Are Facebook and Google getting too big for us?

A picture taken on November 20, 2017 shows logos of US multinational technology company Google displayed on computers' screens. (AFP/LoicVenance)

“The owners of the platform giants consider themselves the masters of the universe, but in fact they are slaves to preserving their dominant position,” business magnate and philanthropist, George Soros chillingly stated during his World Economic Forum (WEF) speech in Davos this year.

Soros was referring to the immense influence that companies like Google and Facebook had amassed – creating a new “monolithic power” in the world today. Social media, he says has the power to shape people’s minds and attention and this power has been increasingly concentrated in the hands of a very few.

He further warned that these giants of the IT industry with their rich sources of data could form alliances with authoritarian governments – like in Russia and China – and further intensify the systems of surveillance already present in our world today.

“This may well result in a web of totalitarian control the likes of which not even Aldous Huxley or George Orwell could have imagined,” he warned.

The expanse of Facebook and Google

Soros’ words are not too far from reality. The technological advances of this digital internet era have taken the world by storm.

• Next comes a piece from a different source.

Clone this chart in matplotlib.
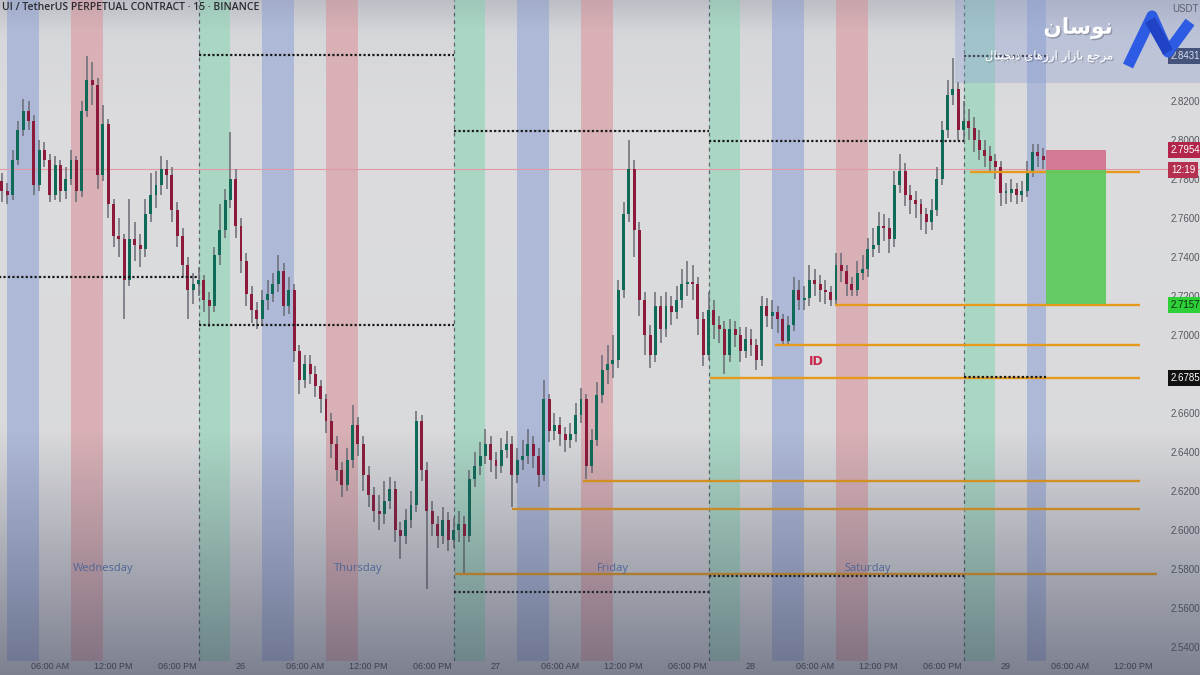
import matplotlib
matplotlib.use("Agg")
import matplotlib.pyplot as plt
import matplotlib.patheffects as pe
from matplotlib.patches import Rectangle
import numpy as np

# ---------------- data ----------------
title = "UI / TetherUS PERPETUAL CONTRACT · 15 · BINANCE"

# candles: one every 30 min, hours counted from the 25th 00:00
start_hour = 1.5
step_hours = 0.5
first_open = 2.779
closes = [
    2.774, 2.772, 2.790, 2.805, 2.815, 2.810, 2.777, 2.795, 2.790, 2.772,
    2.787, 2.774, 2.780, 2.790, 2.774, 2.815, 2.831, 2.828, 2.782, 2.808,
    2.767, 2.751, 2.749, 2.728, 2.749, 2.746, 2.744, 2.762, 2.772, 2.777,
    2.785, 2.782, 2.764, 2.751, 2.736, 2.723, 2.726, 2.728, 2.718, 2.715,
    2.741, 2.754, 2.769, 2.780, 2.756, 2.738, 2.721, 2.713, 2.708, 2.718,
    2.721, 2.726, 2.733, 2.715, 2.723, 2.692, 2.677, 2.685, 2.680, 2.674,
    2.667, 2.656, 2.644, 2.631, 2.623, 2.636, 2.654, 2.644, 2.628, 2.618,
    2.610, 2.608, 2.615, 2.621, 2.600, 2.597, 2.605, 2.613, 2.656, 2.631,
    2.610, 2.603, 2.597, 2.605, 2.595, 2.600, 2.603, 2.597, 2.626, 2.633,
    2.638, 2.644, 2.636, 2.633, 2.641, 2.644, 2.628, 2.636, 2.638, 2.644,
    2.638, 2.628, 2.667, 2.651, 2.654, 2.649, 2.646, 2.649, 2.659, 2.667,
    2.633, 2.646, 2.669, 2.682, 2.685, 2.687, 2.723, 2.762, 2.785, 2.754,
    2.718, 2.700, 2.690, 2.715, 2.703, 2.715, 2.712, 2.718, 2.726, 2.727,
    2.726, 2.708, 2.690, 2.713, 2.705, 2.703, 2.690, 2.703, 2.700, 2.692,
    2.698, 2.695, 2.687, 2.715, 2.710, 2.712, 2.708, 2.697, 2.705, 2.723,
    2.718, 2.719, 2.728, 2.726, 2.723, 2.722, 2.718, 2.736, 2.733, 2.726,
    2.723, 2.732, 2.734, 2.744, 2.746, 2.756, 2.755, 2.749, 2.777, 2.784,
    2.772, 2.769, 2.767, 2.762, 2.758, 2.764, 2.780, 2.805, 2.823, 2.826,
    2.805, 2.810, 2.806, 2.800, 2.795, 2.792, 2.789, 2.786, 2.773, 2.773,
    2.775, 2.772, 2.774, 2.784, 2.794, 2.792, 2.790]
highs = [
    2.783, 2.778, 2.795, 2.810, 2.821, 2.820, 2.813, 2.800, 2.799, 2.793,
    2.792, 2.790, 2.786, 2.795, 2.792, 2.820, 2.843, 2.840, 2.832, 2.818,
    2.811, 2.770, 2.760, 2.752, 2.770, 2.758, 2.752, 2.770, 2.783, 2.784,
    2.792, 2.790, 2.786, 2.768, 2.755, 2.740, 2.732, 2.735, 2.731, 2.722,
    2.745, 2.767, 2.775, 2.804, 2.785, 2.760, 2.742, 2.725, 2.717, 2.723,
    2.728, 2.732, 2.741, 2.737, 2.730, 2.726, 2.695, 2.690, 2.690, 2.684,
    2.677, 2.670, 2.660, 2.648, 2.635, 2.642, 2.664, 2.658, 2.648, 2.633,
    2.622, 2.618, 2.625, 2.627, 2.625, 2.604, 2.611, 2.620, 2.661, 2.659,
    2.635, 2.615, 2.607, 2.612, 2.609, 2.606, 2.610, 2.607, 2.631, 2.640,
    2.645, 2.652, 2.648, 2.640, 2.647, 2.651, 2.648, 2.642, 2.646, 2.652,
    2.648, 2.642, 2.677, 2.670, 2.660, 2.658, 2.653, 2.655, 2.665, 2.673,
    2.670, 2.652, 2.676, 2.690, 2.695, 2.700, 2.728, 2.768, 2.800, 2.790,
    2.758, 2.722, 2.705, 2.722, 2.720, 2.722, 2.720, 2.725, 2.734, 2.738,
    2.736, 2.730, 2.712, 2.722, 2.718, 2.710, 2.707, 2.708, 2.707, 2.704,
    2.704, 2.703, 2.698, 2.720, 2.719, 2.718, 2.715, 2.711, 2.710, 2.730,
    2.728, 2.725, 2.736, 2.734, 2.731, 2.728, 2.725, 2.742, 2.742, 2.736,
    2.730, 2.738, 2.741, 2.750, 2.755, 2.763, 2.762, 2.760, 2.784, 2.793,
    2.788, 2.777, 2.774, 2.770, 2.765, 2.770, 2.786, 2.810, 2.831, 2.842,
    2.830, 2.820, 2.816, 2.812, 2.805, 2.800, 2.797, 2.793, 2.789, 2.778,
    2.780, 2.778, 2.779, 2.789, 2.798, 2.798, 2.796]
lows = [
    2.768, 2.767, 2.769, 2.787, 2.802, 2.805, 2.772, 2.774, 2.786, 2.768,
    2.769, 2.768, 2.770, 2.777, 2.768, 2.771, 2.812, 2.818, 2.775, 2.779,
    2.760, 2.745, 2.740, 2.708, 2.725, 2.738, 2.735, 2.740, 2.758, 2.765,
    2.772, 2.775, 2.758, 2.745, 2.730, 2.708, 2.716, 2.720, 2.712, 2.704,
    2.712, 2.736, 2.750, 2.765, 2.750, 2.732, 2.715, 2.706, 2.703, 2.705,
    2.713, 2.717, 2.722, 2.710, 2.711, 2.686, 2.670, 2.673, 2.675, 2.668,
    2.660, 2.650, 2.637, 2.625, 2.617, 2.620, 2.632, 2.638, 2.620, 2.612,
    2.604, 2.600, 2.603, 2.611, 2.594, 2.585, 2.593, 2.601, 2.609, 2.625,
    2.570, 2.597, 2.591, 2.593, 2.589, 2.591, 2.594, 2.578, 2.594, 2.622,
    2.628, 2.634, 2.630, 2.626, 2.629, 2.637, 2.612, 2.624, 2.631, 2.634,
    2.632, 2.622, 2.625, 2.645, 2.646, 2.643, 2.640, 2.642, 2.645, 2.655,
    2.626, 2.629, 2.643, 2.665, 2.675, 2.678, 2.683, 2.719, 2.758, 2.740,
    2.710, 2.690, 2.683, 2.686, 2.696, 2.699, 2.705, 2.708, 2.714, 2.720,
    2.718, 2.700, 2.684, 2.687, 2.698, 2.696, 2.680, 2.686, 2.694, 2.686,
    2.688, 2.689, 2.682, 2.684, 2.704, 2.703, 2.701, 2.695, 2.695, 2.702,
    2.713, 2.713, 2.715, 2.720, 2.717, 2.716, 2.715, 2.716, 2.727, 2.720,
    2.720, 2.720, 2.728, 2.730, 2.740, 2.742, 2.748, 2.742, 2.745, 2.773,
    2.766, 2.762, 2.760, 2.754, 2.752, 2.754, 2.761, 2.777, 2.801, 2.818,
    2.800, 2.800, 2.800, 2.794, 2.790, 2.786, 2.783, 2.780, 2.766, 2.767,
    2.768, 2.767, 2.768, 2.771, 2.781, 2.786, 2.785]

# session highlight bands: (start hour of day, length, colour)
sessions = [(2, 3, "#aeb9d7"), (8, 3, "#d8b0b5"), (20, 3, "#aad6c4")]
session_lines = [20, 44, 68, 92]

# previous-day high / low (dotted): price, from hour, to hour
day_levels = [(2.7297, 0, 20), (2.8436, 20, 44), (2.7051, 20, 44),
              (2.8046, 44, 68), (2.5682, 44, 68), (2.7995, 68, 92),
              (2.5764, 68, 92), (2.8431, 92, 99.8), (2.6785, 92, 99.8)]

# orange liquidity levels: price, from hour, to hour
orange_levels = [(2.7836, 92.6, 108.6), (2.7154, 79.9, 108.6),
                 (2.6949, 74.3, 108.6), (2.6780, 68.1, 108.6),
                 (2.6251, 56.2, 108.6), (2.6108, 49.5, 108.6),
                 (2.5774, 44.1, 110.2)]

# short position tool
pos_start, pos_end = 99.8, 105.4
pos_entry, pos_stop, pos_target = 2.7846, 2.7949, 2.7157

day_names = ["Wednesday", "Thursday", "Friday", "Saturday"]
day_name_hours = [11, 35, 59, 83]

xtick_hours = [6, 12, 18, 24, 30, 36, 42, 48, 54, 60, 66, 72, 78, 84, 90, 96, 102, 108]
xtick_labels = ["06:00 AM", "12:00 PM", "06:00 PM", "26",
                "06:00 AM", "12:00 PM", "06:00 PM", "27",
                "06:00 AM", "12:00 PM", "06:00 PM", "28",
                "06:00 AM", "12:00 PM", "06:00 PM", "29",
                "06:00 AM", "12:00 PM"]
ytick_prices = [2.54, 2.56, 2.58, 2.60, 2.62, 2.64, 2.66, 2.70, 2.72, 2.74, 2.76, 2.78, 2.80, 2.82]

# tags on the price scale: text, price, background, text colour
price_tags = [("2.8431", 2.8431, "#1f2b4d", "white"),
              ("2.7954", 2.7949, "#b3244a", "white"),
              ("12:19", 2.7846, "#b5304f", "white"),
              ("2.7157", 2.7152, "#2fcf3a", "#0b2a0b"),
              ("2.6785", 2.6780, "#111111", "white")]

# ---------------- figure ----------------
W, H = 1200, 675
fig = plt.figure(figsize=(12, 6.75), dpi=100)

# background gradient
bg = fig.add_axes([0, 0, 1, 1], zorder=0)
rows = np.arange(H)
stops = [0, 40, 120, 400, 675]
cols = np.array([[0.80, 0.805, 0.825], [0.84, 0.845, 0.86], [0.862, 0.862, 0.87],
                 [0.855, 0.857, 0.865], [0.83, 0.835, 0.85]])
grad = np.stack([np.interp(rows, stops, cols[:, k]) for k in range(3)], axis=1)
bg.imshow(grad[:, None, :], aspect="auto", extent=[0, W, H, 0])
bg.set_xlim(0, W); bg.set_ylim(H, 0); bg.axis("off")

# main chart axes (pixel rows 0..661)
ax_bottom = 14
ax = fig.add_axes([0, ax_bottom / H, 1, (H - ax_bottom) / H], zorder=1)
ax.patch.set_alpha(0)
px_per_hour = 255 / 24
ax.set_xlim(14 / px_per_hour, (W + 14) / px_per_hour)
ax.set_ylim(2.8718 - (H - ax_bottom) / 1950, 2.8718)
for s in ax.spines.values():
    s.set_visible(False)

last_hour = start_hour + step_hours * (len(closes) - 1) + 0.3
for day in range(5):
    for start, length, colr in sessions:
        a = day * 24 + start
        b = min(a + length, last_hour)
        if a < last_hour:
            ax.axvspan(a, b, color=colr, lw=0, zorder=0.5)
for h in session_lines:
    ax.axvline(h, color="#5c6270", lw=0.9, ls=(0, (3, 3)), zorder=1)

# thin price line
ax.axhline(2.7851, color="#e39aa6", lw=0.8, zorder=1)

# candles
t = start_hour + step_hours * np.arange(len(closes))
c = np.array(closes)
o = np.concatenate([[first_open], c[:-1]])
hi = np.maximum(np.array(highs), np.maximum(o, c))
lo = np.minimum(np.array(lows), np.minimum(o, c))
up = c >= o
ax.vlines(t, lo, hi, color="#6a6c74", lw=1.1, zorder=3)
ax.bar(t, np.maximum(np.abs(c - o), 0.0006), bottom=np.minimum(o, c), width=0.28,
       color=np.where(up, "#0f6b58", "#8c1b3b"), linewidth=0, zorder=3.5)

for price, a, b in orange_levels:
    ax.plot([a, b], [price, price], color="#e59a1e", lw=1.7, zorder=4,
            solid_capstyle="butt", clip_on=False)
for price, a, b in day_levels:
    ax.plot([a, b], [price, price], color="#1a1a1a", lw=1.6, ls=(0, (1, 1)), zorder=4.5)

# position tool
ax.add_patch(Rectangle((pos_start, pos_entry), pos_end - pos_start, pos_stop - pos_entry,
                       color="#d26a87", alpha=0.85, lw=0, zorder=4))
ax.add_patch(Rectangle((pos_start, pos_target), pos_end - pos_start, pos_entry - pos_target,
                       color="#5fca5c", alpha=0.95, lw=0, zorder=4))

ax.text(77.4, 2.6862, "ID", color="#c8264d", fontsize=9, fontweight="bold",
        ha="left", va="center", zorder=5)
for name, hh in zip(day_names, day_name_hours):
    ax.text(hh, 2.5805, name, color="#5a78b2", fontsize=8, ha="center", va="center",
            family=["Open Sans", "DejaVu Sans"], zorder=5)

# axes ticks
narrow = ["Liberation Sans Narrow", "Liberation Sans", "DejaVu Sans"]
ax.set_xticks(xtick_hours)
ax.set_xticklabels(xtick_labels, family=narrow)
ax.tick_params(axis="x", length=0, pad=1, labelsize=6.5, labelcolor="#3f4352")
ax.yaxis.tick_right()
ax.set_yticks(ytick_prices)
ax.set_yticklabels([f"{p:.4f}" for p in ytick_prices], family=narrow)
ax.tick_params(axis="y", length=0, direction="in", pad=-21.5, labelsize=7,
               labelcolor="#555861")

ytr = ax.get_yaxis_transform()
for txt, price, fc, tc in price_tags:
    ax.text(1171 / W, price, txt, transform=ytr, ha="left", va="center", fontsize=7,
            color=tc, family=narrow, zorder=6, clip_on=False,
            bbox=dict(boxstyle="square,pad=0.3", fc=fc, ec="none"))

# overlay: bottom darkening, top-right tint, branding
ov = fig.add_axes([0, 0, 1, 1], zorder=2)
alpha = np.interp(rows, [0, 30, 430, 530, 675], [0.10, 0.0, 0.0, 0.22, 0.56])
shade = np.zeros((H, 1, 4))
shade[:, 0, :3] = [0.22, 0.24, 0.34]
shade[:, 0, 3] = alpha
ov.imshow(shade, aspect="auto", extent=[0, W, H, 0])
ov.add_patch(Rectangle((955, 0), W - 955, 83, color="#8e9fd3", alpha=0.35, lw=0))
ov.set_xlim(0, W); ov.set_ylim(H, 0); ov.axis("off")

ov.text(2, 7, title, ha="left", va="center", fontsize=7.5, color="#2b2d33",
        family=["Open Sans", "DejaVu Sans"], fontweight="semibold")
ov.text(1172, 9, "USDT", ha="left", va="center", fontsize=7, color="#5d6070", family=narrow)

# Persian branding, written in visual order with presentation forms
brand = "\uFEE5\uFE8E\uFEB3\uFEEE\uFEE7"
tagline = ("\uFEDD\uFE8E\uFE98\uFEF4\uFEA0\uFEF3\uFEA9 "
           "\uFEEF\uFE8E\uFEEB\uFEAF\uFEAD\uFE8D "
           "\uFEAD\uFE8D\uFEAF\uFE8E\uFE91 "
           "\uFECA\uFE9F\uFEAE\uFEE3")
shadow = [pe.withSimplePatchShadow(offset=(1, -1), shadow_rgbFace="#404555", alpha=0.35)]
ov.text(1078, 28, brand, ha="center", va="center", fontsize=15.5, color="white",
        fontweight="bold", family=["DejaVu Sans"], path_effects=shadow)
ov.text(1049, 56, tagline, ha="center", va="center", fontsize=8.5, color="white",
        family=["DejaVu Sans"], path_effects=shadow)
ov.plot([1128, 1152, 1168, 1190], [66, 16, 52, 22], color="#2d5be3", lw=8,
        solid_joinstyle="round", solid_capstyle="butt")
ov.plot([1150, 1168], [20, 52], color="#1f43c4", lw=8, solid_capstyle="butt")

fig.savefig("out.png", dpi=100)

In Southeast Asia, we are seeing tremendous internet penetration numbers. According to a recent report by Google, the region now has 330 million internet users – larger than the population of the United States and is set to reach 480 million by 2020.

Google is also the number one search engine choice for a majority of users in Southeast Asia – exceeding 90 percent of the search engine share in countries like Indonesia, Malaysia, Thailand and the Philippines.

According to the same report by Google, Southeast Asians, on average spend more time on mobile internet than anyone else on this planet. Thais spend the most, at 4.2 hours daily followed closely by Indonesians at 3.9 hours on average. In comparison, people in the United States and the United Kingdom spend roughly 2 hours per day while the Japanese spend 1 hour on average using mobile internet.

According to a report by We Are Social, social media penetration for every member state of the Association of Southeast Asian Nations (ASEAN) except for Lao, Myanmar and Cambodia is above the global average of 37 percent of the population. Leading the pack is Brunei at 86 percent followed by Singapore and Malaysia at 77 percent and 71 percent, respectively.

What all these numbers translate into is the immense influence that these IT companies like Google and Facebook wield over the lives of ordinary Southeast Asians. Although its positive contributions to e-commerce and digital economy development cannot be negated, the reality is that there are two sides to that coin.

As Soros pointed out, Facebook and Google are sitting on a gold mine of data from its users, that it can utilise in ways that may be confounding to us. We saw the extent of Facebook’s targeted advertisements on the American presidential elections. Who knew that an alleged 'troll farm' in St Petersburg, Russia could have possibly swayed the results of the US Presidential election happening thousands of miles away.

But the fact that it could, demonstrates the unchecked influence that these companies have over our lives. As more and more people in Southeast Asia and the world get connected to the internet, the extent of this power will only increase.

What comes after, is anyone’s guess.

Would these companies be benevolent dictators who would keep such information close to their chests? Or would they fall to the lucrative lure of working with authoritarian governments who themselves have nefarious objectives of strengthening their state-wide surveillance networks?

The way to keep their powers checked, according to Soros is regulation. He points to the European Union’s Competition Commissioner, Margrethe Vestager who has been an instrumental force of market regulation in Europe.

“It is only a matter of time before the global dominance of the US IT monopolies is broken. Davos is a good place to announce that their days are numbered,” Soros said when concluding his speech.